* Start DATASET EXTRACT *

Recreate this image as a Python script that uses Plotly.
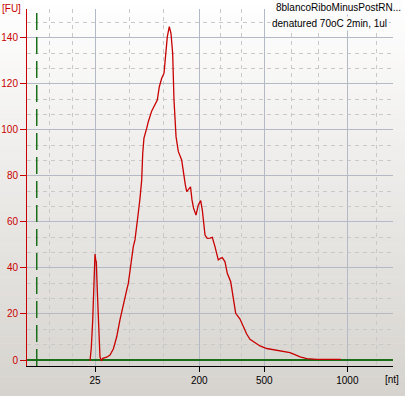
import plotly.graph_objects as go

# ---- data ----
time_s = [27.61, 27.78, 27.98, 28.15, 28.29, 28.39, 28.47, 28.60, 28.80, 28.97,
          29.15, 29.34, 29.89, 30.34, 30.79, 31.25, 31.70, 32.16, 32.62, 32.84,
          33.07, 33.52, 33.75, 33.99, 34.20, 34.44, 34.67, 34.81, 34.98, 35.35,
          35.57, 36.04, 36.49, 36.80, 37.07, 37.40, 37.72, 37.95, 38.17, 38.44,
          38.67, 38.90, 39.08, 39.36, 39.67, 40.13, 40.35, 40.63, 40.82, 41.04,
          41.34, 41.54, 41.75, 42.09, 42.40, 42.73, 42.95, 43.32, 43.63, 44.00,
          44.31, 44.68, 45.13, 45.37, 45.68, 46.05, 46.36, 46.83, 47.18, 47.51,
          48.10, 48.55, 49.01, 49.46, 50.15, 50.83, 51.75, 52.65, 54.01, 54.93,
          55.84, 56.30, 57.21, 58.58, 61.86]
fu = [-0.3, 5.2, 17.4, 34.8, 46.1, 43.5, 42.7, 30.4, 14.5, 1.4,
      -0.4, 0.7, 1.2, 2.2, 4.8, 10.0, 17.4, 24.7, 30.4, 33.3,
      39.1, 49.3, 52.2, 57.4, 63.8, 70.4, 78.3, 89.9, 96.5, 100.7,
      103.6, 108.3, 110.9, 113.0, 118.7, 122.5, 124.7, 133.3, 140.6, 144.9,
      142.0, 133.3, 113.0, 97.1, 90.7, 87.0, 81.7, 76.1, 73.2, 74.3,
      75.3, 69.6, 66.1, 63.0, 67.4, 69.3, 65.2, 54.3, 52.9, 53.0,
      53.3, 49.3, 43.5, 44.1, 44.5, 42.7, 37.7, 34.0, 26.1, 20.3,
      17.8, 14.5, 11.3, 9.0, 7.4, 6.1, 5.0, 4.4, 3.6, 3.2,
      2.0, 1.4, 0.6, 0.3, 0.3]

ladder_nt = [25, 200, 500, 1000]
ladder_time_s = [28.29, 42.54, 51.42, 62.76]
minor_grid_time_s = [22.10, 25.24, 33.03, 37.62, 45.43, 48.33, 55.16, 58.89, 66.68]
lower_marker_time_s = 20.33
fu_ticks = [0, 20, 40, 60, 80, 100, 120, 140]

sample_name = "8blancoRiboMinusPostRN..."
sample_note = "denatured 70oC 2min, 1ul"

# ---- layout constants ----
W, H = 405, 396
L, R, T, B = 27, 12, 9, 30
PW, PH = W - L - R, H - T - B
FONT = "Liberation Sans, Arial, sans-serif"
FS = 10
RED = "#c80000"
GREEN = "#1a6e1a"

fig = go.Figure()
fig.add_trace(go.Scatter(x=time_s, y=fu, mode="lines",
                         line=dict(color=RED, width=1.3), hoverinfo="skip",
                         showlegend=False))

# background vertical gradient (white -> light grey) across the whole page
shapes = []
n = 60
for i in range(n):
    py0 = H * i / n
    py1 = H * (i + 1) / n + 0.5
    f = (i + 0.5) / n
    c = (int(round(255 - 41 * f)), int(round(255 - 44 * f)), int(round(255 - 49 * f)))
    shapes.append(dict(type="rect", xref="paper", yref="paper", layer="below",
                       x0=-L / PW - 0.01, x1=1 + R / PW + 0.01,
                       y0=(H - B - py1) / PH, y1=(H - B - py0) / PH,
                       line=dict(width=0), fillcolor="rgb(%d,%d,%d)" % c))
fig.update_layout(shapes=shapes)

fig.add_vline(x=lower_marker_time_s, line=dict(color=GREEN, width=1.5, dash="17px,7px"))

fig.update_layout(
    width=W, height=H,
    margin=dict(l=L, r=R, t=T, b=B, autoexpand=False),
    paper_bgcolor="rgba(0,0,0,0)", plot_bgcolor="rgba(0,0,0,0)",
    font=dict(family=FONT, size=FS, color="black"),
    xaxis=dict(range=[19, 69], tickmode="array", tickvals=ladder_time_s,
               ticktext=[str(v) for v in ladder_nt], automargin=False,
               showline=True, linecolor="black", linewidth=1,
               ticks="outside", ticklen=5, tickcolor="black",
               showgrid=True, gridcolor="#b3bac5", gridwidth=1,
               zeroline=False,
               minor=dict(tickmode="array", tickvals=minor_grid_time_s,
                          showgrid=True, gridcolor="#c9c9c9", griddash="4px,4px",
                          gridwidth=1, ticks=""),
               tickfont=dict(size=FS, color="black", family=FONT)),
    yaxis=dict(range=[-2.61, 152.6], tickmode="array", tickvals=fu_ticks,
               automargin=False,
               showline=True, linecolor=RED, linewidth=1,
               ticks="outside", ticklen=6, tickcolor=RED,
               showgrid=True, gridcolor="#b3bac5", gridwidth=1,
               zeroline=True, zerolinecolor=GREEN, zerolinewidth=1.5,
               minor=dict(dtick=20 / 3, tick0=0, showgrid=True,
                          gridcolor="#c9c9c9", griddash="4px,4px", ticks=""),
               tickfont=dict(size=FS, color=RED, family=FONT)),
)

fig.add_annotation(text="[FU]", xref="paper", yref="paper",
                   x=-L / PW, y=(H - B - 8) / PH, xanchor="left", yanchor="middle",
                   showarrow=False, font=dict(size=FS, color=RED, family=FONT))
fig.add_annotation(text="[nt]", xref="paper", yref="paper",
                   x=(392 - L) / PW, y=(H - B - 379) / PH, xanchor="center", yanchor="middle",
                   showarrow=False, font=dict(size=FS, color="black", family=FONT))
fig.add_annotation(text=sample_name, xref="paper", yref="paper",
                   x=(403 - L) / PW, y=(H - B - 7) / PH, xanchor="right", yanchor="middle",
                   showarrow=False, bgcolor="#fdfdfd", borderpad=1,
                   font=dict(size=FS, color="black", family=FONT))
fig.add_annotation(text=sample_note, xref="paper", yref="paper",
                   x=(389 - L) / PW, y=(H - B - 24) / PH, xanchor="right", yanchor="middle",
                   showarrow=False, bgcolor="#fbfbfb", borderpad=1,
                   font=dict(size=FS, color="black", family=FONT))

fig.write_html("out.html", config={"displayModeBar": False},
               post_script="document.body.style.margin='0';document.body.style.overflow='hidden';")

* End DATASET EXTRACT *

### EXERCISE GOAL
Without the pictures, write out the whole listing above exactly as it appears.

### THE RESULT
Recreate this image as a Python script that uses Plotly.
import plotly.graph_objects as go

# ---- data ----
time_s = [27.61, 27.78, 27.98, 28.15, 28.29, 28.39, 28.47, 28.60, 28.80, 28.97,
          29.15, 29.34, 29.89, 30.34, 30.79, 31.25, 31.70, 32.16, 32.62, 32.84,
          33.07, 33.52, 33.75, 33.99, 34.20, 34.44, 34.67, 34.81, 34.98, 35.35,
          35.57, 36.04, 36.49, 36.80, 37.07, 37.40, 37.72, 37.95, 38.17, 38.44,
          38.67, 38.90, 39.08, 39.36, 39.67, 40.13, 40.35, 40.63, 40.82, 41.04,
          41.34, 41.54, 41.75, 42.09, 42.40, 42.73, 42.95, 43.32, 43.63, 44.00,
          44.31, 44.68, 45.13, 45.37, 45.68, 46.05, 46.36, 46.83, 47.18, 47.51,
          48.10, 48.55, 49.01, 49.46, 50.15, 50.83, 51.75, 52.65, 54.01, 54.93,
          55.84, 56.30, 57.21, 58.58, 61.86]
fu = [-0.3, 5.2, 17.4, 34.8, 46.1, 43.5, 42.7, 30.4, 14.5, 1.4,
      -0.4, 0.7, 1.2, 2.2, 4.8, 10.0, 17.4, 24.7, 30.4, 33.3,
      39.1, 49.3, 52.2, 57.4, 63.8, 70.4, 78.3, 89.9, 96.5, 100.7,
      103.6, 108.3, 110.9, 113.0, 118.7, 122.5, 124.7, 133.3, 140.6, 144.9,
      142.0, 133.3, 113.0, 97.1, 90.7, 87.0, 81.7, 76.1, 73.2, 74.3,
      75.3, 69.6, 66.1, 63.0, 67.4, 69.3, 65.2, 54.3, 52.9, 53.0,
      53.3, 49.3, 43.5, 44.1, 44.5, 42.7, 37.7, 34.0, 26.1, 20.3,
      17.8, 14.5, 11.3, 9.0, 7.4, 6.1, 5.0, 4.4, 3.6, 3.2,
      2.0, 1.4, 0.6, 0.3, 0.3]

ladder_nt = [25, 200, 500, 1000]
ladder_time_s = [28.29, 42.54, 51.42, 62.76]
minor_grid_time_s = [22.10, 25.24, 33.03, 37.62, 45.43, 48.33, 55.16, 58.89, 66.68]
lower_marker_time_s = 20.33
fu_ticks = [0, 20, 40, 60, 80, 100, 120, 140]

sample_name = "8blancoRiboMinusPostRN..."
sample_note = "denatured 70oC 2min, 1ul"

# ---- layout constants ----
W, H = 405, 396
L, R, T, B = 27, 12, 9, 30
PW, PH = W - L - R, H - T - B
FONT = "Liberation Sans, Arial, sans-serif"
FS = 10
RED = "#c80000"
GREEN = "#1a6e1a"

fig = go.Figure()
fig.add_trace(go.Scatter(x=time_s, y=fu, mode="lines",
                         line=dict(color=RED, width=1.3), hoverinfo="skip",
                         showlegend=False))

# background vertical gradient (white -> light grey) across the whole page
shapes = []
n = 60
for i in range(n):
    py0 = H * i / n
    py1 = H * (i + 1) / n + 0.5
    f = (i + 0.5) / n
    c = (int(round(255 - 41 * f)), int(round(255 - 44 * f)), int(round(255 - 49 * f)))
    shapes.append(dict(type="rect", xref="paper", yref="paper", layer="below",
                       x0=-L / PW - 0.01, x1=1 + R / PW + 0.01,
                       y0=(H - B - py1) / PH, y1=(H - B - py0) / PH,
                       line=dict(width=0), fillcolor="rgb(%d,%d,%d)" % c))
fig.update_layout(shapes=shapes)

fig.add_vline(x=lower_marker_time_s, line=dict(color=GREEN, width=1.5, dash="17px,7px"))

fig.update_layout(
    width=W, height=H,
    margin=dict(l=L, r=R, t=T, b=B, autoexpand=False),
    paper_bgcolor="rgba(0,0,0,0)", plot_bgcolor="rgba(0,0,0,0)",
    font=dict(family=FONT, size=FS, color="black"),
    xaxis=dict(range=[19, 69], tickmode="array", tickvals=ladder_time_s,
               ticktext=[str(v) for v in ladder_nt], automargin=False,
               showline=True, linecolor="black", linewidth=1,
               ticks="outside", ticklen=5, tickcolor="black",
               showgrid=True, gridcolor="#b3bac5", gridwidth=1,
               zeroline=False,
               minor=dict(tickmode="array", tickvals=minor_grid_time_s,
                          showgrid=True, gridcolor="#c9c9c9", griddash="4px,4px",
                          gridwidth=1, ticks=""),
               tickfont=dict(size=FS, color="black", family=FONT)),
    yaxis=dict(range=[-2.61, 152.6], tickmode="array", tickvals=fu_ticks,
               automargin=False,
               showline=True, linecolor=RED, linewidth=1,
               ticks="outside", ticklen=6, tickcolor=RED,
               showgrid=True, gridcolor="#b3bac5", gridwidth=1,
               zeroline=True, zerolinecolor=GREEN, zerolinewidth=1.5,
               minor=dict(dtick=20 / 3, tick0=0, showgrid=True,
                          gridcolor="#c9c9c9", griddash="4px,4px", ticks=""),
               tickfont=dict(size=FS, color=RED, family=FONT)),
)

fig.add_annotation(text="[FU]", xref="paper", yref="paper",
                   x=-L / PW, y=(H - B - 8) / PH, xanchor="left", yanchor="middle",
                   showarrow=False, font=dict(size=FS, color=RED, family=FONT))
fig.add_annotation(text="[nt]", xref="paper", yref="paper",
                   x=(392 - L) / PW, y=(H - B - 379) / PH, xanchor="center", yanchor="middle",
                   showarrow=False, font=dict(size=FS, color="black", family=FONT))
fig.add_annotation(text=sample_name, xref="paper", yref="paper",
                   x=(403 - L) / PW, y=(H - B - 7) / PH, xanchor="right", yanchor="middle",
                   showarrow=False, bgcolor="#fdfdfd", borderpad=1,
                   font=dict(size=FS, color="black", family=FONT))
fig.add_annotation(text=sample_note, xref="paper", yref="paper",
                   x=(389 - L) / PW, y=(H - B - 24) / PH, xanchor="right", yanchor="middle",
                   showarrow=False, bgcolor="#fbfbfb", borderpad=1,
                   font=dict(size=FS, color="black", family=FONT))

fig.write_html("out.html", config={"displayModeBar": False},
               post_script="document.body.style.margin='0';document.body.style.overflow='hidden';")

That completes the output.